If I ever write a sitcom about me and my family, I’m going to have such a tiny part. I seem to be away all the time at the moment. I’ve managed to mess up my kids’ holiday by being away for two weeks of it. No wonder so many performers are crap at keeping their family together. I’m in Manchester today which I’m beginning to warm to after coming here for the last 7 or 8 years. I used to play the snivelling pathetic Londoner up here and yet last night I felt quite free to moan about Northern relatives hating London – and I didn’t get hassled for it. Thank God!
Saw an excellent act last night called Ed Patrick. Very very good gags. look out for him in the future. Tommy Campbell was also great. He’s a Canadian comic and actor who keeps on getting cast in movies as a tough soldier. He’s in the last twenty minutes of ‘Green Zone’. Mick Ferry was on first and he’s in ‘Looking For Eric‘. I fancy being in a movie again. If only Merchant Ivory would do another period piece and I could play a tubby vicar or the man that the beautiful heroine has been forced to marry when she’s really in love with the rugged young gorgeous bastard who’s just out of drama school and already on his way to Hollywood….. and breathe.
I see Frankie Boyle’s upset someone with his Down Syndrome jokes.

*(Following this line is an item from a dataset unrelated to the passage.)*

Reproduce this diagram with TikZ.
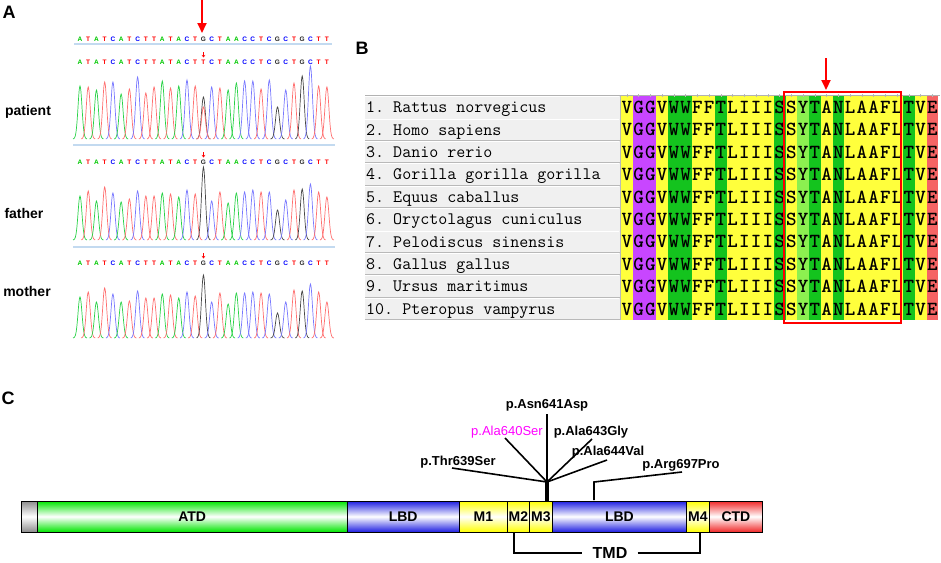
\documentclass[tikz,border=0pt]{standalone}
\usepackage{fontspec}
\usepackage{tikz}
\usetikzlibrary{arrows.meta}
\newfontfamily\arial{Liberation Sans}

\definecolor{trA}{RGB}{40,210,70}
\definecolor{trC}{RGB}{120,120,255}
\definecolor{trG}{RGB}{70,70,70}
\definecolor{trT}{RGB}{255,110,110}
\definecolor{sqA}{RGB}{0,200,0}
\definecolor{sqC}{RGB}{0,0,255}
\definecolor{sqG}{RGB}{40,40,40}
\definecolor{sqT}{RGB}{255,0,0}
\definecolor{seqline}{RGB}{195,218,240}
\definecolor{alY}{RGB}{255,255,60}
\definecolor{alP}{RGB}{200,70,255}
\definecolor{alG}{RGB}{20,195,30}
\definecolor{alL}{RGB}{140,240,80}
\definecolor{alR}{RGB}{245,100,100}
\definecolor{domG}{RGB}{0,230,0}
\definecolor{domB}{RGB}{30,30,225}
\definecolor{domY}{RGB}{255,255,0}
\definecolor{domR}{RGB}{240,40,40}
\definecolor{domK}{RGB}{140,140,140}

% one chromatogram: baseline, letter/height list
\newcommand{\trace}[2]{%
  \foreach \b/\h [count=\i from 0] in {#2} {%
    \pgfmathsetmacro{\px}{80+8.23*\i}
    \draw[tr\b, line width=0.7pt] plot[domain=-7:7, samples=19, smooth]
      ({\px+\x},{#1-\h*exp(-((\x/2.8)*(\x/2.8)))});
  }}
% one base-call row: y, letters
\newcommand{\seqrow}[2]{%
  \foreach \b [count=\i from 0] in {#2} {%
    \node[nt, text=sq\b] (s#1-\i) at ({80+8.23*\i},#1) {\b};
  }}

\begin{document}
\begin{tikzpicture}[x=1pt,y=-1pt]
\tikzset{basic/.style={inner sep=0pt, font=\arial\bfseries}}
\tikzset{panel/.style={basic, font=\arial\bfseries\fontsize{18}{20}\selectfont}}
\tikzset{who/.style={basic, font=\arial\bfseries\fontsize{14}{16}\selectfont}}
\tikzset{nt/.style={basic, font=\arial\bfseries\fontsize{6.5}{7}\selectfont}}
\tikzset{spname/.style={inner sep=0pt, anchor=base west, font=\ttfamily\fontsize{17.5}{18}\selectfont}}
\tikzset{aa/.style={inner sep=0pt, anchor=base, font=\ttfamily\bfseries\fontsize{20}{20}\selectfont}}
\tikzset{dom/.style={basic, draw=black, line width=0.9pt, anchor=west, minimum height=31pt,
  font=\arial\bfseries\fontsize{14}{16}\selectfont}}
\tikzset{mut/.style={basic, font=\arial\bfseries\fontsize{13}{15}\selectfont}}
\tikzset{xian/.style={draw, line width=1.6pt}}
\tikzset{jian/.style={draw=red, line width=2pt, -{Triangle[width=9pt,length=10pt]}}}
\tikzset{sep/.style={draw=seqline, line width=1.5pt}}
\tikzset{snpmark/.style={color=red, line width=0.7pt, -{Stealth[length=2.5pt,width=3.5pt]}}}

\useasboundingbox (0,0) rectangle (941,562);

% ---------------- A
\node[panel](pa)at(9,12){A};
\node[who](pat)at(28,112){patient};
\node[who](fat)at(24,213){father};
\node[who](mot)at(27,291){mother};

\coordinate (a0) at (202,0);
\coordinate (a1) at (202,33);
\path[jian] (a0) -- (a1);

\seqrow{39}{A,T,A,T,C,A,T,C,T,T,A,T,A,C,T,G,C,T,A,A,C,C,T,C,G,C,T,G,C,T,T}
\path[sep] (74,44) -- (332,44);
\seqrow{62}{A,T,A,T,C,A,T,C,T,T,A,T,A,C,T,T,C,T,A,A,C,C,T,C,G,C,T,G,C,T,T}
\seqrow{162}{A,T,A,T,C,A,T,C,T,T,A,T,A,C,T,G,C,T,A,A,C,C,T,C,G,C,T,G,C,T,T}
\seqrow{263}{A,T,A,T,C,A,T,C,T,T,A,T,A,C,T,G,C,T,A,A,C,C,T,C,G,C,T,G,C,T,T}
\draw[snpmark] (203.5,52) -- (203.5,57.5);
\draw[snpmark] (203.5,152) -- (203.5,157.5);
\draw[snpmark] (203.5,253) -- (203.5,258.5);

\trace{139}{A/53,T/52,A/49,T/57,C/57,A/45,T/50,C/62,T/46,T/52,A/58,T/51,A/53,C/59,T/53,G/42,C/52,T/51,A/49,A/56,C/58,C/58,T/50,C/59,G/32,C/49,T/56,G/63,C/73,T/53,T/52}
\draw[trT, line width=0.7pt] plot[domain=-7:7, samples=19, smooth]
  ({203.45+\x},{139-32*exp(-((\x/2.8)*(\x/2.8)))});
\path[sep] (73,145) -- (335,145);
\trace{240}{A/44,T/49,A/39,T/53,C/47,A/38,T/41,C/49,T/44,T/44,A/47,T/46,A/43,C/50,T/46,G/73,C/39,T/48,A/37,A/47,C/48,C/50,T/48,C/48,G/30,C/40,T/50,G/51,C/56,T/48,T/43}
\path[sep] (73,247) -- (335,247);
\trace{338}{A/41,T/46,A/36,T/50,C/44,A/36,T/37,C/47,T/40,T/40,A/44,T/43,A/40,C/46,T/42,G/63,C/36,T/45,A/34,A/45,C/45,C/46,T/45,C/44,G/25,C/36,T/48,G/47,C/54,T/46,T/36}

% ---------------- B
\node[panel](pb)at(362,48){B};
\coordinate (b0) at (826,58);
\coordinate (b1) at (826,90);
\path[jian] (b0) -- (b1);

\foreach \n [count=\r] in {Rattus norvegicus, Homo sapiens, Danio rerio, Gorilla gorilla gorilla,
  Equus caballus, Oryctolagus cuniculus, Pelodiscus sinensis, Gallus gallus, Ursus maritimus,
  Pteropus vampyrus} {
  \pgfmathsetmacro{\yy}{96+22.4*(\r-1)}
  \fill[gray!12] (365,\yy) rectangle (620,{\yy+22.4});
  \draw[white, line width=1pt] (365,{\yy+0.6}) -- (619,{\yy+0.6});
  \draw[gray!55, line width=0.8pt] (365,{\yy+22}) -- (620,{\yy+22}) -- (620,\yy);
  \node[spname](sp\r)at(366,{\yy+16.6}){\r.\ \n};
}

\foreach \c/\col [count=\k from 0] in {V/alY,G/alP,G/alP,V/alY,W/alG,W/alG,F/alY,F/alY,T/alG,
  L/alY,I/alY,I/alY,I/alY,S/alG,S/alY,Y/alL,T/alG,A/alY,N/alG,L/alY,A/alY,A/alY,F/alY,L/alY,
  T/alG,V/alY,E/alR} {
  \fill[\col] ({621+11.75*\k},96) rectangle ({621+11.75*(\k+1)},320);
  \draw[gray!55] ({621+11.75*(\k+0.5)},94) -- ++(0,2.5);
  \foreach \r in {1,...,10}
    \node[aa](aa\k-\r)at({621+11.75*(\k+0.5)},{96+22.4*(\r-1)+17.4}){\c};
}
\draw[gray!60, line width=1pt] (365,95) -- (940,95);
\draw[red, line width=1.3pt] (784,92) rectangle (901,323);

% ---------------- C
\node[panel](pc)at(8,398){C};

\node[dom, top color=domK, bottom color=domK, middle color=white, minimum width=16pt](nt)at(21,516.5){};
\node[dom, top color=domG, bottom color=domG, middle color=white, minimum width=309.5pt](atd)at(37,516.5){ATD};
\node[dom, top color=domB, bottom color=domB, middle color=white, minimum width=112.5pt](lbd1)at(346.5,516.5){LBD};
\node[dom, top color=domY, bottom color=domY, middle color=white, minimum width=48pt](m1)at(459,516.5){M1};
\node[dom, top color=domY, bottom color=domY, middle color=white, minimum width=22pt](m2)at(507,516.5){M2};
\node[dom, top color=domY, bottom color=domY, middle color=white, minimum width=23pt](m3)at(529,516.5){M3};
\node[dom, top color=domB, bottom color=domB, middle color=white, minimum width=134pt](lbd2)at(552,516.5){LBD};
\node[dom, top color=domY, bottom color=domY, middle color=white, minimum width=23pt](m4)at(686,516.5){M4};
\node[dom, top color=domR, bottom color=domR, middle color=white, minimum width=53pt](ctd)at(709,516.5){CTD};

% TMD bracket
\node[basic, font=\arial\bfseries\fontsize{16}{18}\selectfont, inner xsep=10pt](tmd)at(610,553){TMD};
\coordinate (tl) at (514,533);
\coordinate (tr) at (700,533);
\path[xian, line width=2pt] (tl) |- (tmd.west);
\path[xian, line width=2pt] (tmd.east) -| (tr);

% mutations
\node[mut](asn)at(547,405){p.Asn641Asp};
\node[basic, font=\arial\fontsize{13}{15}\selectfont, text={rgb,255:red,255;green,0;blue,255}](a640)at(507,432){p.Ala640Ser};
\node[mut](a643)at(591,432){p.Ala643Gly};
\node[mut](a644)at(608,452){p.Ala644Val};
\node[mut](thr)at(458,462){p.Thr639Ser};
\node[mut](arg)at(681,465){p.Arg697Pro};

\coordinate (hub) at (547,482);
\coordinate (e639) at (452,468);
\coordinate (e640) at (505,438);
\coordinate (e641) at (547,414);
\coordinate (e643) at (592,439);
\coordinate (e644) at (607,460);
\coordinate (e697) at (682,472);
\coordinate (k697) at (594,482);
\coordinate (b697) at (594,500);

\path[xian] (e639) -- (hub);
\path[xian] (e640) -- (hub);
\path[xian] (e641) -- (hub);
\path[xian] (e643) -- (hub);
\path[xian] (e644) -- (hub);
\path[xian] (e697) -- (k697) -- (b697);
\path[xian, line width=4.5pt] (hub) -- (m3.north -| hub);
\end{tikzpicture}
\end{document}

I fully understand this woman’s feelings, as her daughter has DS. Maybe it should be a lesson to all of us, including that woman, that when you’re laughing at paedophilia, rape and old people, you must expect that one day that ‘edgy’ comic is going to get laughs out of something that you actually are affected by and do not find funny. We all, to a greater or lesser extent, laugh when a comic breaks a taboo but sometimes those things are taboo for a good reason. Kind societies have taboos. I can’t really get on my high horse about this as I have an Alzheimers joke about the name sounding like a terrorist group – a woman came up to me after one gig and said that she was glad I found Alzheimers funny because her dad had just died of it. She walked off before I could explain that I’ve always felt that I thought that Alzheimers is common enough for most of us to have experienced it in our families and to fear it for ourselves – so a joke about it might help lessen that fear. I don’t feel that my joke picks on a suffering minority (it’s more about terrorism). I also think that sometimes people are looking to be offended. I did a gig last week where I joked about the fact that I was near the BNP centre at Welling. I insinuated, not seriously, that there were BNP sympathisers in the audience (of course there weren’t – the BNP don’t appreciate comedy as it requires insight). I got a very polite e mail from a member of that audience where he said that my BNP jokes were a bit thoughtless as he was upset by their presence nearby and I wouldn’t do jokes about paedophiles in Soham! No, I wouldn’t, but a ridiculous right wing political party is a subject for comedic abuse when little girls being killed is not. It seems a strange comparison.
But maybe I don’t have a leg to stand on. I realise that all comedians walk a bit of a tightrope on these issues but, if you’re like Frankie Boyle or Jimmy Carr, and you decide to be outrageous and say the unsayable as a form of entertainment, then sometimes you will come across as a real bastard when actually, like all us comics, they’re nice thoughtful guys.